In MoveToMouth (as of #42 ), the robot arm often gets closer than 5cm to the detected mouth, and also oftentimes is in front of the nose rather than the mouth. The face detection img seems to be correct. Further, it does move 5cm away from the mouth of the head mesh in the MoveIt planning scene (it determines the planning scene head location based on the stomion detected from face detection). This makes me think that the stomion location detected in FaceDetection may be wrong (although it is possible that maybe the issue lies in the MoveToMouth behaviors).

This issue is focused on checking, in a very detailed manner, how well the detected mouth location aligns with the real mouth location. One way to do this can be by using depth_image_proc to visualize the depth image as a pointcloud in RVIZ, and seeing how the actual mouth center aligns with where the robot moved the mouth center in the MoveIt planning scene.

(Note that if you use depth image proc, you have to comment out lines 47-49 and 72-74 for the launchfile to work)

Incidentally, using depth_image_proc to check the alignment between the real head and the detected head is a great stepping stone into addressing the first todo of #65 , where we check whether the depth image of the wheelchair aligns with the object in the planning scene.

Note that if there is a camera calibration issue, that could lso be cauing this behavior.

Also, if the aligned depth image has the noisy translations we were seeing before, and the Face Detection node happens to calculate depth on that frame, that may also have these issues.

Notes re. Face Detection while testing #72 :

  1. We have fixed the aligned camera issue, so that is no longer a possible cause for a bug.
  2. If the fork is overlapping the mouth, the detected mouth depth might be the fork. This is bad for a couple of reasons:
    1. The robot won't move to the user's mouth.
    2. Because we move the head collision object to the location detected by face detection, we move the head collision object to overlap with the fork, which means that no subsequent plans will succeed.
  3. To address the above issue, I could potentially change the "check face function" to not only require that the face is <= 1.5m away from the camera, but also >= 0.4m from the camera. An alternate approach is to get the mouth depth using other features of the face, like eyes and nose. What do you think @taylorkf ?
  4. Sometimes, with the mannequin head, face detection does wrongly detect the nose as the mouth. I'm not sure if that is only when the fork overlaps the mouth or at other times as well. I'm also not sure if this is only with the mannequin head. We should look more into this.

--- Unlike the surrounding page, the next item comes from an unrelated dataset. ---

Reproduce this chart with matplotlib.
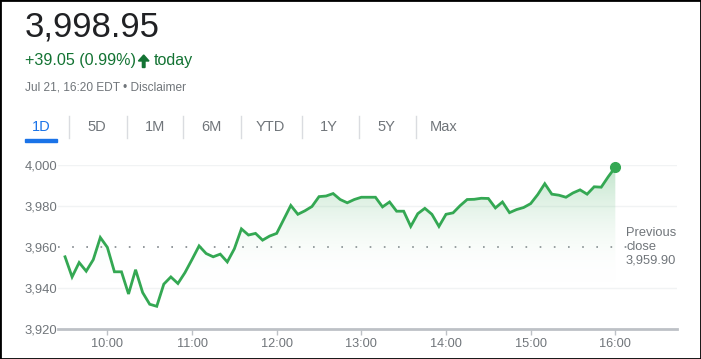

I think it might be a camera calibration issue, but it is worth looking more into this.

@taylorkf Two updates:

  1. Ethan and I did some testing and think it is very likely that the "moving to nose" issue is due to camera calibration, because the whole nano enclosure rotates a bit as the robot moves. We will have Haya modify the enclosure to address that.
  2. The issue of the robot detecting the fork depth as the mouth depth is still an issue. Ethan mentioned that in past years, using the depth of the stomion point was unreliable for them, and they instead did the following:
    1. Get the pixel at the average position of the two eyes (e.g., the bridge of the nose).
    2. Take a 9x9 px square around that point and average the depth of those points.

As discussed in #102

Throwing in here that we can use pyrealsense2 to do intrinsics calculations.